Tearful joy, which leaves me wordless, conquered, silenced.

God, I have known such a day, such hours of female submission, such a gift of myself there can be nothing left to give.

But I lie. I embellish. My words are not deep enough, not savage enough. They disguise, they conceal. I will not rest until I have told of my descent into a sensuality which was as dark, as magnificent, as wild, as my moments of mystic creation have been dazzling, ecstatic, exalted.

Before we met that day, he had written to me: "All I can say is that I am mad about you. I tried to write a letter and couldn't. I am waiting impatiently to see you. Tuesday is so far off. And not just Tuesday—I am wondering when you will come to stay overnight, when I can have you for a long spell. It torments me to see you just a few hours and then surrender you. When I see you, all that I wanted to say vanishes. The time is so precious and words are extraneous. But you make me so happy, because I
can
talk to you. I love your brightness, your preparations for flight, your legs like a vise, the warmth between your legs. Yes, Anaïs, I want to demask you. I am too gallant with you. I want to look at you long and ardently, pick up your dress, fondle you, examine you. Do you know I have scarcely looked at you? There is still too much sacredness clinging to you. I don't know how to tell you what I feel. I live in a perpetual expectancy. You come and the time slips away in a dream. It is only when you go that I realize completely your presence. And then it is too late. You numb me. I try to picture your life at Louveciennes but I can't. Your book? That too seems unreal. Only when you come and I look at you does the picture become clearer. But you go away so quickly, I don't know what to think. Yes, I see the Pouch-kine legend clearly. I see you in my mind as sitting on that throne, jewels around your neck, sandals, big rings, painted fingernails, strange Spanish voice, living some kind of a lie which is not a lie exactly but a fairy tale. This is a little drunken, Anaïs. I am saying to myself: 'Here is the first woman with whom I can be absolutely sincere.' I remember your saying: 'You could fool me, I wouldn't know it.' When I walk along the boulevards and think of that, I can't fool you—and yet I would like to. I mean that I can never be absolutely loyal—it's not in me. I love women, or life, too much—which it is, I don't know. But laugh, Anaïs ... I love to hear you laugh. You are the only woman who has had a sense of gayety, a wise tolerance—no, more, you seem to urge me to betray you. I love you for that. And what makes you do that—love? Oh, it is beautiful to love, and to be free at the same time.

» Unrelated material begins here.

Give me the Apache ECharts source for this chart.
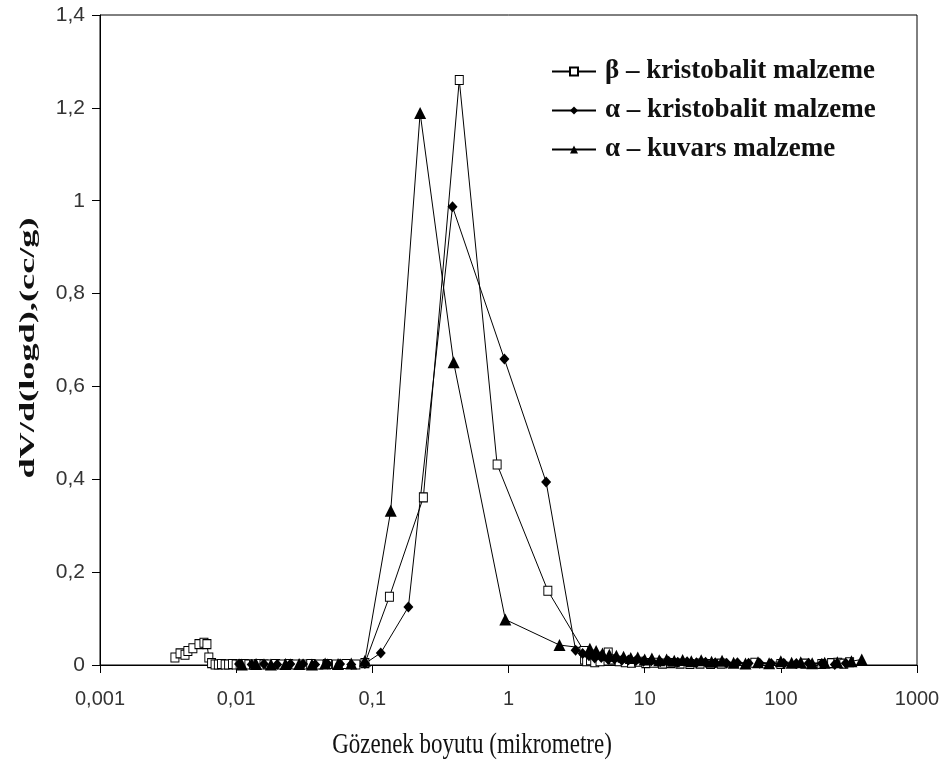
<!DOCTYPE html>
<html>
<head>
<meta charset="utf-8">
<script src="https://cdn.jsdelivr.net/npm/echarts@6/dist/echarts.min.js"></script>
<style>
  html, body { margin: 0; padding: 0; background: #fff; }
  #chart { width: 945px; height: 765px; }
</style>
</head>
<body>
<div id="chart"></div>
<script>
// tick labels (comma decimals, as in the original)
const xTickLabels = ['0,001', '0,01', '0,1', '1', '10', '100', '1000']
const xTitle = 'Gözenek boyutu (mikrometre)'
const yTitle = 'dV/d(logd),(cc/g)'

// β - kristobalit (hollow squares)
const betaX = [0.00355, 0.00387, 0.00421, 0.00442, 0.00481, 0.00533, 0.0058, 0.0061, 0.0063, 0.0066,
  0.0070, 0.0074, 0.0078, 0.0083, 0.0088, 0.0094, 0.0100, 0.0107, 0.0115, 0.0124,
  0.0134, 0.0146, 0.016, 0.0176, 0.0195, 0.0217, 0.0243, 0.0274, 0.031, 0.0353,
  0.0405, 0.0468, 0.0545, 0.064, 0.0757, 0.0882, 0.1335, 0.237, 0.435, 0.825,
  1.945, 3.58, 3.62, 3.75, 4.0, 4.3, 4.7, 5.1, 5.4, 5.9,
  6.5, 7.2, 8.0, 9.0, 10.2, 11.7, 13.5, 15.6, 18.2, 21.5,
  25.5, 30.5, 36.5, 64.4, 100, 150, 200, 236, 262, 290, 320]
const betaY = [0.016, 0.025, 0.022, 0.030, 0.036, 0.045, 0.048, 0.045, 0.016, 0.004,
  0.001, 0.001, 0.002, 0.001, 0.001, 0.002, 0.001, 0.001, 0.002, 0.001,
  0.001, 0.002, 0.001, 0.001, 0.002, 0.001, 0.002, 0.001, 0.001, 0.002,
  0.001, 0.002, 0.001, 0.002, 0.001, 0.004, 0.147, 0.361, 1.26, 0.432,
  0.16, 0.03, 0.012, 0.008, 0.01, 0.006, 0.008, 0.02, 0.027, 0.012,
  0.008, 0.006, 0.005, 0.007, 0.004, 0.005, 0.003, 0.004, 0.003, 0.002,
  0.003, 0.002, 0.003, 0.005, 0.002, 0.003, 0.002, 0.004, 0.005, 0.003, 0.006]

// α - kristobalit (filled diamonds)
const aKrisX = [0.0105, 0.013, 0.016, 0.02, 0.025, 0.031, 0.038, 0.047, 0.058, 0.07,
  0.0882, 0.1153, 0.184, 0.388, 0.933, 1.89, 3.11, 3.5, 3.9, 4.3,
  4.8, 5.4, 6.0, 6.8, 7.6, 8.6, 9.8, 11.2, 13, 15,
  17.5, 20.5, 24, 28, 33, 40, 48, 58, 70, 85,
  105, 130, 160, 200, 249, 300]
const aKrisY = [0.002, 0.001, 0.002, 0.001, 0.002, 0.002, 0.001, 0.002, 0.002, 0.001,
  0.003, 0.026, 0.125, 0.987, 0.659, 0.394, 0.032, 0.025, 0.02, 0.015,
  0.016, 0.012, 0.013, 0.01, 0.011, 0.009, 0.008, 0.009, 0.007, 0.008,
  0.006, 0.007, 0.005, 0.006, 0.005, 0.004, 0.005, 0.004, 0.004, 0.003,
  0.004, 0.003, 0.004, 0.003, 0.001, 0.004]

// α - kuvars (filled triangles)
const aKuvX = [0.011, 0.014, 0.018, 0.023, 0.029, 0.036, 0.045, 0.056, 0.07, 0.0882,
  0.1365, 0.2244, 0.3954, 0.948, 2.37, 3.96, 4.4, 4.9, 5.5, 6.2,
  7.0, 7.9, 8.9, 10, 11.3, 12.8, 14.5, 16.5, 19, 22,
  26, 31, 37, 45, 55, 68, 82, 100, 120, 140,
  170, 210, 260, 330, 393]
const aKuvY = [0.001, 0.002, 0.001, 0.002, 0.002, 0.001, 0.003, 0.002, 0.003, 0.009,
  0.332, 1.189, 0.652, 0.098, 0.043, 0.035, 0.03, 0.025, 0.022, 0.02,
  0.018, 0.015, 0.016, 0.012, 0.014, 0.01, 0.012, 0.009, 0.011, 0.008,
  0.01, 0.007, 0.009, 0.005, 0.003, 0.006, 0.004, 0.008, 0.005, 0.006,
  0.004, 0.005, 0.006, 0.008, 0.012]

const zip = (xs, ys) => xs.map((x, i) => [x, ys[i]])

const chart = echarts.init(document.getElementById('chart'))

const serif = 'Liberation Serif, Times New Roman, serif'
const sans = 'Liberation Sans, Arial, sans-serif'
const lineStyle = { color: '#000', width: 1 }

chart.setOption({
  animation: false,
  backgroundColor: '#fff',
  grid: {
    left: 100, top: 15, width: 817, height: 650,
    show: true, borderColor: '#000', borderWidth: 1, backgroundColor: 'transparent',
  },
  // axis titles look stretched vertically in the original, so draw them as scaled text
  graphic: [
    {
      type: 'text', x: 472, y: 745, scaleY: 1.3,
      style: { text: xTitle, font: '23px ' + serif, fill: '#111', align: 'center', verticalAlign: 'middle' },
    },
    {
      type: 'text', x: 28, y: 348, rotation: Math.PI / 2, scaleX: 1.65,
      style: { text: yTitle, font: 'bold 22px ' + serif, fill: '#111', align: 'center', verticalAlign: 'middle' },
    },
  ],
  legend: {
    orient: 'vertical',
    left: 546, top: 53,
    itemWidth: 44, itemHeight: 10, itemGap: 12,
    textStyle: { fontFamily: serif, fontWeight: 'bold', fontSize: 27, color: '#111', padding: [0, 0, 0, 4] },
    data: ['β – kristobalit malzeme', 'α – kristobalit malzeme', 'α – kuvars malzeme'],
  },
  xAxis: {
    type: 'log', logBase: 10, min: 0.001, max: 1000,
    axisLine: { lineStyle: { color: '#000', width: 1 } },
    axisTick: { show: true, length: 8, inside: false, lineStyle: { color: '#000' } },
    minorTick: { show: false },
    splitLine: { show: false },
    axisLabel: {
      margin: 24, fontFamily: sans, fontSize: 20, color: '#333',
      formatter: v => xTickLabels[Math.round(Math.log10(v)) + 3],
    },
  },
  yAxis: {
    type: 'value', min: 0, max: 1.4, interval: 0.2,
    axisLine: { show: true, lineStyle: { color: '#000', width: 1 } },
    axisTick: { show: true, length: 8, lineStyle: { color: '#000' } },
    splitLine: { show: false },
    axisLabel: {
      margin: 15, fontFamily: sans, fontSize: 21, color: '#333',
      formatter: v => String(+v.toFixed(1)).replace('.', ','),
    },
  },
  series: [
    {
      name: 'β – kristobalit malzeme', type: 'line',
      data: zip(betaX, betaY),
      symbol: 'rect', symbolSize: [8, 9], showAllSymbol: true,
      itemStyle: { color: '#fff', borderColor: '#000', borderWidth: 1 },
      lineStyle,
    },
    {
      name: 'α – kristobalit malzeme', type: 'line',
      data: zip(aKrisX, aKrisY),
      symbol: 'diamond', symbolSize: [10, 11], showAllSymbol: true,
      itemStyle: { color: '#000' },
      lineStyle,
    },
    {
      name: 'α – kuvars malzeme', type: 'line',
      data: zip(aKuvX, aKuvY),
      symbol: 'triangle', symbolSize: [12, 12], showAllSymbol: true,
      itemStyle: { color: '#000' },
      lineStyle,
    },
  ],
})
</script>
</body>
</html>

"I don't know what I expect of you, but it is something in the way of a miracle. I am going to demand everything of you—even the impossible, because you encourage it. You are really strong. I like even your deceit, your treachery. It seems aristocratic to me. (Does aristocratic sound wrong in my mouth?)

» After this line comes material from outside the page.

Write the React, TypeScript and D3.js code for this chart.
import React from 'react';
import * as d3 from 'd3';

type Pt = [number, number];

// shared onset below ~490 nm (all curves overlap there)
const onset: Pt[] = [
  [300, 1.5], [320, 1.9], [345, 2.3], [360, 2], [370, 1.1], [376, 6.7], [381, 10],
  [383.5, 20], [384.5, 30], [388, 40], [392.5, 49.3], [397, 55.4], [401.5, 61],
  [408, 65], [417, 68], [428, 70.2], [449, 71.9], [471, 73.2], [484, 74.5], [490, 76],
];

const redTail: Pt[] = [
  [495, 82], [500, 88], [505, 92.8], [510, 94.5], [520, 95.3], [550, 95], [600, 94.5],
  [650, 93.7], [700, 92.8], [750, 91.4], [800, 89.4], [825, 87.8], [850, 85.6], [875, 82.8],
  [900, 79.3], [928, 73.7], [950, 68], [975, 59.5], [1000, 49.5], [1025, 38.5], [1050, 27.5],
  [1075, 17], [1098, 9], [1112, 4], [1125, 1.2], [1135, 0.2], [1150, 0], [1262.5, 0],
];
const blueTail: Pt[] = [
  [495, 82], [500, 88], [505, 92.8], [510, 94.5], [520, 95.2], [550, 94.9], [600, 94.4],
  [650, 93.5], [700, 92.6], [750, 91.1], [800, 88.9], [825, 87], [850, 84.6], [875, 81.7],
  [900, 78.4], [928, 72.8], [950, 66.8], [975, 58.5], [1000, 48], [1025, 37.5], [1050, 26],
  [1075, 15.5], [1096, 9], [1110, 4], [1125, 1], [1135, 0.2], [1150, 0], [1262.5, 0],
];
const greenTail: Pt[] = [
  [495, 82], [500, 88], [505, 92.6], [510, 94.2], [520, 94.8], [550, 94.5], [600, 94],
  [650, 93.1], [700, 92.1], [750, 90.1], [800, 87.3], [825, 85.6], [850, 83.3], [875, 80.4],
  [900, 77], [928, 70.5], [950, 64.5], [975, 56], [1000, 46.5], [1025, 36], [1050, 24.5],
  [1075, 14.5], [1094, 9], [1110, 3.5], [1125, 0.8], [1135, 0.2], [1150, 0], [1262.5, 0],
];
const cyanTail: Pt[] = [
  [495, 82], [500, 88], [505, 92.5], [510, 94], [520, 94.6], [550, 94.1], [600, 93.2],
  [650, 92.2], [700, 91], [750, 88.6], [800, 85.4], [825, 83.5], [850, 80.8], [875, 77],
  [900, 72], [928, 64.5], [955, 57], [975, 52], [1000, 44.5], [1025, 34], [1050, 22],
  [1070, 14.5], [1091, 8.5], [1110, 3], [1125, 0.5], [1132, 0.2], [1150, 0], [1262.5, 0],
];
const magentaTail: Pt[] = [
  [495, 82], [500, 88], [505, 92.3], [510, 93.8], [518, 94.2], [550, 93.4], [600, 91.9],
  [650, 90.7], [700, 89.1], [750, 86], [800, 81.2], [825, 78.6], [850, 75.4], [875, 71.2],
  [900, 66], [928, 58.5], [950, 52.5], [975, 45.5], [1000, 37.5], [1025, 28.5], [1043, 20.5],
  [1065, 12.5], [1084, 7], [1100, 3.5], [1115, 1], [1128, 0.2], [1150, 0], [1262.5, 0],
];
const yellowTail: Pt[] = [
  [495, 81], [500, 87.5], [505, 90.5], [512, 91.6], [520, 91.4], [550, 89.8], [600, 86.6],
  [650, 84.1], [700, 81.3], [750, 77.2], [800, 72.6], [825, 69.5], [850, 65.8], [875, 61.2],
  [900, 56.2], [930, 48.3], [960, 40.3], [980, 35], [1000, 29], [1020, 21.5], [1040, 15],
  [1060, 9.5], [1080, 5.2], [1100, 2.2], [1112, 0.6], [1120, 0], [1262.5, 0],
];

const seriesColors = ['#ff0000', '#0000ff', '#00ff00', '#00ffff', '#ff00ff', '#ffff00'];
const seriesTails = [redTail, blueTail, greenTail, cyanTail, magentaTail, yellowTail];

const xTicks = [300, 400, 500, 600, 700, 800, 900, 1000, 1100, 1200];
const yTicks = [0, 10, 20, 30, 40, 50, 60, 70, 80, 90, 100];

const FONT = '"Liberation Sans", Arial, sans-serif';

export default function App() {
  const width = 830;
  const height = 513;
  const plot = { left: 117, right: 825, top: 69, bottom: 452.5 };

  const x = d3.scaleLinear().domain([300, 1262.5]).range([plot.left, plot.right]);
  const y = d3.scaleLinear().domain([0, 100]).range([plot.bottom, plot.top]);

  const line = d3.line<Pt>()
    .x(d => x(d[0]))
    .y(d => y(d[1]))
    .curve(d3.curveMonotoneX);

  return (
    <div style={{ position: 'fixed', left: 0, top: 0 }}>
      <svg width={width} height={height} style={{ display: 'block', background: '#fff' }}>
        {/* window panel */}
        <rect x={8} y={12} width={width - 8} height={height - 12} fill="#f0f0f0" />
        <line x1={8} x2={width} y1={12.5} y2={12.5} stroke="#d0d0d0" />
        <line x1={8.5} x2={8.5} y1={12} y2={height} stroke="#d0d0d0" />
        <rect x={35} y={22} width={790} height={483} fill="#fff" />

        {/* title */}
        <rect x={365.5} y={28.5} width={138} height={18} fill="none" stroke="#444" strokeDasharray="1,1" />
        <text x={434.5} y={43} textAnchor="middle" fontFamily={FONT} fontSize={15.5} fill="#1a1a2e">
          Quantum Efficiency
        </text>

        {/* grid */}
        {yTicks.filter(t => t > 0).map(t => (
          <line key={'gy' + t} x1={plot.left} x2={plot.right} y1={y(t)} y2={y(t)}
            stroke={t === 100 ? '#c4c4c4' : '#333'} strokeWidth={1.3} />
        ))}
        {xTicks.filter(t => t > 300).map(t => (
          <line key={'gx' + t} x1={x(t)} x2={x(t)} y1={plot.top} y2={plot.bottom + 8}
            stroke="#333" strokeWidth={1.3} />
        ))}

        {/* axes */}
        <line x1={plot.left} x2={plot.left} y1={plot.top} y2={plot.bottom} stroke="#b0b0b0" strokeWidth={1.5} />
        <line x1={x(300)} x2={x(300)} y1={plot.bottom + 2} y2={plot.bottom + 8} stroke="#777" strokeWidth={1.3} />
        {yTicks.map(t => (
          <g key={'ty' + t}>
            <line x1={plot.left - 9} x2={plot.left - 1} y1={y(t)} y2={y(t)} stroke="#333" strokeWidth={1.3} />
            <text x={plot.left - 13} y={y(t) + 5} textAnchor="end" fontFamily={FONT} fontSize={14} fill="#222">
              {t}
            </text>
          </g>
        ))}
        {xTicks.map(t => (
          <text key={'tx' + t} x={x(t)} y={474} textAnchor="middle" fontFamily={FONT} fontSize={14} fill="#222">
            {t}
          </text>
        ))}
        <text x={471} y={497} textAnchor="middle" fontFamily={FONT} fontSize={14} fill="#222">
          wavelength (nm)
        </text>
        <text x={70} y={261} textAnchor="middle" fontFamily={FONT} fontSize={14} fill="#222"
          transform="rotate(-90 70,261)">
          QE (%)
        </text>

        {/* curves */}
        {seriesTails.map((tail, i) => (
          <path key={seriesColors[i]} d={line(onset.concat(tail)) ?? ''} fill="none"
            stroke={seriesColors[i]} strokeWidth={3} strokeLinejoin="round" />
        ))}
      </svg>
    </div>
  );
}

"Yes, Anaïs, I was thinking how I could betray you, but I can't. I want you. I want to undress you, vulgarize you a bit—ah, I don't know what I am saying. I am a little drunk because you are not here. I would like to be able to clap my hands and voilà, Anaïs! I want to own you, use you, I want to fuck you, I want to teach you things. No, I don't appreciate you—God forbid! Perhaps I even want to humiliate you a little—why, why? Why don't I get down on my knees and just worship you? I can't, I love you laughingly. Do you like that? And dear Anaïs, I am so many things. You see only the good things now—or at least you lead me to believe so. I want you for a whole day at least. I want to go places with you—possess you. You don't know how insatiable I am. Or how dastardly. And how selfish!